I've never seen a programmers cooperative, but on other areas, they work

of course, a cooperative can be never as big as a classic corporation but that is out of the cooperative scope

Name: Anonymous 2012-10-12 12:21

>>7
The Co-Op is still going strong, actually.

Name: Anonymous 2012-10-12 18:38

>>1
Supply and demand. You programming job is only worth $60000+ according to skill and experience. If you start your own company, you invest a lot more risk in the venture than some CS graduate that invest four years in university.

Name: Anonymous 2012-10-12 22:50

>>10
Software companies usually don't require a lot of special equipment, so it's only expensive to establish a software company if you spend a long period of time building up an internal library, and this is less of an issue now that open source tools are more prevalent. If you start from scratch it will take a long time before you can compete with the large corporations that have massive amounts of internal tools and thousands of programmers maintaining them. Instead you have to satisfy a different niche the big companies don't address.

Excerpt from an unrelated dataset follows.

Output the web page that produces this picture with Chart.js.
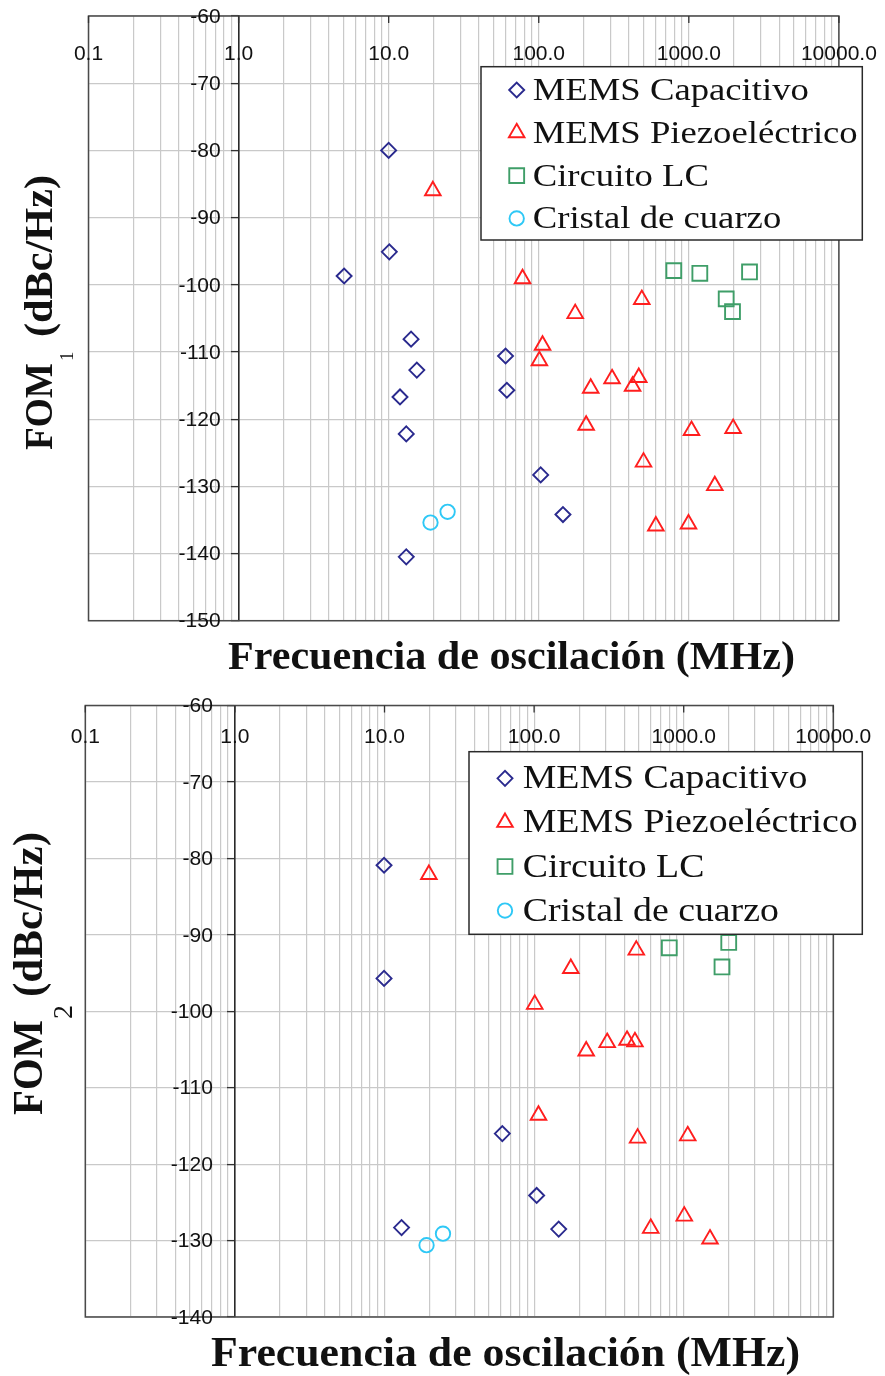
<!DOCTYPE html>
<html>
<head>
<meta charset="utf-8">
<title>FOM vs frecuencia de oscilación</title>
<script src="https://cdn.jsdelivr.net/npm/chart.js@4.4.1/dist/chart.umd.min.js"></script>
<style>
  html, body { margin: 0; padding: 0; background: #fff; }
  .panel { position: absolute; left: 0; width: 885px; height: 688px; }
  #panelTop { top: 0; }
  #panelBottom { top: 688px; }
  canvas { display: block; }
</style>
</head>
<body>
<div class="panel" id="panelTop"><canvas id="chartFom1" width="885" height="688"></canvas></div>
<div class="panel" id="panelBottom"><canvas id="chartFom2" width="885" height="688"></canvas></div>
<script>
// ---- axis ticks ----
const xDecades = [0.1, 1, 10, 100, 1000, 10000];
const xTickLabels = ['0.1', '1.0', '10.0', '100.0', '1000.0', '10000.0'];
const xGridSteps = [1, 2, 3, 4, 5, 6, 7, 8, 9];
const yTicksFom1 = [-60, -70, -80, -90, -100, -110, -120, -130, -140, -150];
const yTicksFom2 = [-60, -70, -80, -90, -100, -110, -120, -130, -140];

// ---- series names ----
const seriesNames = ['MEMS Capacitivo', 'MEMS Piezoeléctrico', 'Circuito LC', 'Cristal de cuarzo'];
const xTitle = 'Frecuencia de oscilación (MHz)';

// ---- FOM1 (frequency in MHz, value in dBc/Hz) ----
const fom1CapFreq = [10.0, 10.1, 5.05, 14.1, 15.4, 11.9, 13.1, 13.1, 60.1, 61.3, 103, 145];
const fom1CapVal  = [-80.0, -95.1, -98.7, -108.1, -112.7, -116.7, -122.2, -140.5, -110.6, -115.7, -128.3, -134.2];
const fom1PiezoFreq = [19.7, 78, 175, 486, 106, 101, 222, 308, 464, 422, 207, 1042, 1973, 499, 1490, 603, 995];
const fom1PiezoVal  = [-86.0, -99.1, -104.3, -102.2, -109.0, -111.3, -115.4, -114.0, -113.8, -115.1, -120.9, -121.7, -121.4, -126.4, -129.9, -135.9, -135.6];
const fom1LcFreq = [794, 1184, 2538, 1774, 1955];
const fom1LcVal  = [-97.9, -98.3, -98.1, -102.1, -104.0];
const fom1XtalFreq = [19.0, 24.7];
const fom1XtalVal  = [-135.4, -133.8];

// ---- FOM2 ----
const fom2CapFreq = [9.93, 9.93, 61.3, 104, 146, 13.0];
const fom2CapVal  = [-80.9, -95.7, -116.0, -124.1, -128.5, -128.3];
const fom2PiezoFreq = [19.8, 482, 176, 101, 223, 308, 418, 472, 107, 492, 1064, 602, 1009, 1499];
const fom2PiezoVal  = [-82.1, -92.0, -94.4, -99.1, -105.2, -104.1, -103.8, -104.0, -113.6, -116.6, -116.3, -128.4, -126.8, -129.8];
const fom2LcFreq = [801, 2000, 1803];
const fom2LcVal  = [-91.7, -91.0, -94.2];
const fom2XtalFreq = [19.1, 24.6];
const fom2XtalVal  = [-130.6, -129.1];

// ---- marker look per series ----
const markerStyles = [
  { pointStyle: 'rectRot',  radius: 7.5,  color: '#2a2a8e' },
  { pointStyle: 'triangle', radius: 9,    color: '#ff1e1e' },
  { pointStyle: 'rect',     radius: 10.5, color: '#3f9e68' },
  { pointStyle: 'circle',   radius: 7.2,  color: '#2ec8f6' }
];
const markerLineWidth = 1.9;
const tickFont = '21px "Liberation Sans", Arial, sans-serif';
const tickLength = 7;

// log grid positions: 1..9 x each decade, plus the last decade
const xGridValues = [];
xDecades.slice(0, -1).forEach(d => xGridValues.push(...xGridSteps.map(s => s * d)));
xGridValues.push(xDecades[xDecades.length - 1]);

function pairs(xs, ys) { return xs.map((x, i) => ({ x, y: ys[i] })); }

// draw text stretched horizontally to a given width
function fitText(ctx, text, x, y, width) {
  const w = ctx.measureText(text).width;
  ctx.save();
  ctx.translate(x, y);
  ctx.scale(width / w, 1);
  ctx.fillText(text, 0, 0);
  ctx.restore();
}

function drawMarker(ctx, style, x, y) {
  ctx.save();
  ctx.strokeStyle = style.color;
  ctx.fillStyle = 'rgba(0,0,0,0)';
  ctx.lineWidth = markerLineWidth;
  Chart.helpers.drawPoint(ctx, {
    pointStyle: style.pointStyle, radius: style.radius, rotation: 0, borderWidth: markerLineWidth
  }, x, y);
  ctx.restore();
}

// frame, tick labels, legend box and axis titles
const decorations = {
  id: 'decorations',
  beforeDatasetsDraw(chart, args, o) {
    const { ctx, chartArea: a } = chart;
    const xs = chart.scales.x;
    const ys = chart.scales.y;
    ctx.save();
    ctx.strokeStyle = '#4a4a4a';
    ctx.lineWidth = 1.5;
    ctx.strokeRect(a.left, a.top, a.right - a.left, a.bottom - a.top);

    // decade ticks hanging from the top edge, labels just below
    ctx.strokeStyle = '#333';
    ctx.lineWidth = 1.3;
    ctx.font = tickFont;
    ctx.fillStyle = '#111';
    ctx.textAlign = 'center';
    ctx.textBaseline = 'alphabetic';
    xDecades.forEach((v, i) => {
      const px = xs.getPixelForValue(v);
      ctx.beginPath();
      ctx.moveTo(px, a.top);
      ctx.lineTo(px, a.top + tickLength);
      ctx.stroke();
      ctx.fillText(xTickLabels[i], px, a.top + o.xLabelDrop);
    });

    // value labels left of the y axis, which crosses at x = 1
    const axisX = xs.getPixelForValue(1);
    ctx.textAlign = 'right';
    ctx.textBaseline = 'middle';
    ys.ticks.forEach(t => {
      ctx.fillText(String(t.value), axisX - tickLength - o.yLabelGap, ys.getPixelForValue(t.value) + 1);
    });
    ctx.restore();
  },
  afterDatasetsDraw(chart, args, o) {
    const { ctx } = chart;
    const L = o.legend;
    ctx.save();
    // legend
    ctx.fillStyle = '#fff';
    ctx.fillRect(L.box[0], L.box[1], L.box[2] - L.box[0], L.box[3] - L.box[1]);
    ctx.strokeStyle = '#2a2a2a';
    ctx.lineWidth = 1.5;
    ctx.strokeRect(L.box[0], L.box[1], L.box[2] - L.box[0], L.box[3] - L.box[1]);
    ctx.font = L.fontSize + 'px "Liberation Serif", serif';
    ctx.textAlign = 'left';
    ctx.textBaseline = 'alphabetic';
    const widest = Math.max(...seriesNames.map(n => ctx.measureText(n).width));
    const sx = L.widestWidth / widest;
    seriesNames.forEach((name, i) => {
      const y = L.firstRow + i * L.rowStep;
      drawMarker(ctx, markerStyles[i], L.markerX, y);
      ctx.fillStyle = '#111';
      ctx.save();
      ctx.translate(L.textX, y + L.baselineDrop);
      ctx.scale(sx, 1);
      ctx.fillText(name, 0, 0);
      ctx.restore();
    });

    // x title
    const T = o.xTitle;
    ctx.fillStyle = '#111';
    ctx.font = 'bold ' + T.size + 'px "Liberation Serif", serif';
    fitText(ctx, xTitle, T.x, T.baseline, T.width);

    // y title: FOM with subscript, then units
    const Y = o.yTitle;
    ctx.save();
    ctx.translate(Y.baselineX, Y.startY);
    ctx.rotate(-Math.PI / 2);
    ctx.font = 'bold ' + Y.size + 'px "Liberation Serif", serif';
    fitText(ctx, 'FOM', 0, 0, Y.fomWidth);
    ctx.font = Y.subSize + 'px "Liberation Serif", serif';
    ctx.fillText(Y.sub, Y.subStart, Y.subDrop);
    ctx.font = 'bold ' + Y.size + 'px "Liberation Serif", serif';
    fitText(ctx, '(dBc/Hz)', Y.unitStart, 0, Y.unitWidth);
    ctx.restore();

    ctx.restore();
  }
};

function buildChart(canvasId, series, yTicks, cfg) {
  const datasets = series.map((s, i) => ({
    label: seriesNames[i],
    data: pairs(s[0], s[1]),
    showLine: false,
    pointStyle: markerStyles[i].pointStyle,
    pointRadius: markerStyles[i].radius,
    pointHoverRadius: markerStyles[i].radius,
    pointBorderColor: markerStyles[i].color,
    pointBackgroundColor: 'rgba(0,0,0,0)',
    pointBorderWidth: markerLineWidth
  }));
  return new Chart(document.getElementById(canvasId), {
    type: 'scatter',
    data: { datasets },
    plugins: [decorations],
    options: {
      responsive: false,
      devicePixelRatio: 1,
      animation: false,
      events: [],
      layout: { padding: cfg.padding },
      scales: {
        x: {
          type: 'logarithmic',
          position: 'top',
          min: xDecades[0],
          max: xDecades[xDecades.length - 1],
          afterBuildTicks: s => { s.ticks = xGridValues.map(v => ({ value: v })); },
          afterFit: s => { s.height = 0; },
          ticks: { display: false },
          grid: { color: '#c9c9c9', lineWidth: 1.2, drawTicks: false },
          border: { display: false }
        },
        y: {
          type: 'linear',
          position: { x: 1 },
          min: yTicks[yTicks.length - 1],
          max: yTicks[0],
          afterBuildTicks: s => { s.ticks = yTicks.map(v => ({ value: v })); },
          ticks: { display: false },
          grid: { color: '#c9c9c9', lineWidth: 1.2, tickLength: tickLength, tickColor: '#333', tickWidth: 1.3 },
          border: { display: true, color: '#2a2a2a', width: 1.6 }
        }
      },
      plugins: {
        legend: { display: false },
        tooltip: { enabled: false },
        decorations: cfg.deco
      }
    }
  });
}

buildChart('chartFom1', [
  [fom1CapFreq, fom1CapVal],
  [fom1PiezoFreq, fom1PiezoVal],
  [fom1LcFreq, fom1LcVal],
  [fom1XtalFreq, fom1XtalVal]
], yTicksFom1, {
  padding: { left: 88.5, right: 46.1, top: 16, bottom: 67.3 },
  deco: {
    xLabelDrop: 43.5,
    yLabelGap: 11,
    legend: { box: [481, 66.7, 862.3, 240], markerX: 516.7, firstRow: 90, rowStep: 42.8,
              textX: 532.7, baselineDrop: 10, fontSize: 32, widestWidth: 325 },
    xTitle: { size: 40, x: 228, width: 567, baseline: 669 },
    yTitle: { baselineX: 52, startY: 450, size: 39, fomWidth: 87, sub: '1', subSize: 19,
              subStart: 89, subDrop: 21, unitStart: 113, unitWidth: 162 }
  }
});

buildChart('chartFom2', [
  [fom2CapFreq, fom2CapVal],
  [fom2PiezoFreq, fom2PiezoVal],
  [fom2LcFreq, fom2LcVal],
  [fom2XtalFreq, fom2XtalVal]
], yTicksFom2, {
  padding: { left: 85.3, right: 51.7, top: 17.5, bottom: 59 },
  deco: {
    xLabelDrop: 37.8,
    yLabelGap: 15,
    legend: { box: [469, 63.7, 862.3, 246.3], markerX: 505, firstRow: 90.3, rowStep: 44.1,
              textX: 522.7, baselineDrop: 10, fontSize: 34, widestWidth: 335 },
    xTitle: { size: 43, x: 211, width: 589, baseline: 678 },
    yTitle: { baselineX: 42, startY: 427, size: 43, fomWidth: 95, sub: '2', subSize: 28,
              subStart: 96, subDrop: 30, unitStart: 118, unitWidth: 165 }
  }
});
</script>
</body>
</html>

Name: Anonymous 2012-10-13 3:02

>>10-11
You need charisma and good looks to start a profitable company. If you're an overweight neckbeard, you'd have to give your products away for free. Compare Culver to Stallman.

Name: Anonymous 2012-10-13 6:49

>>12
Most jews are butt-ugly, yet they always seem to be successful in starting a company.

And the Stallman is not selling anything, he is a hobo philosopher.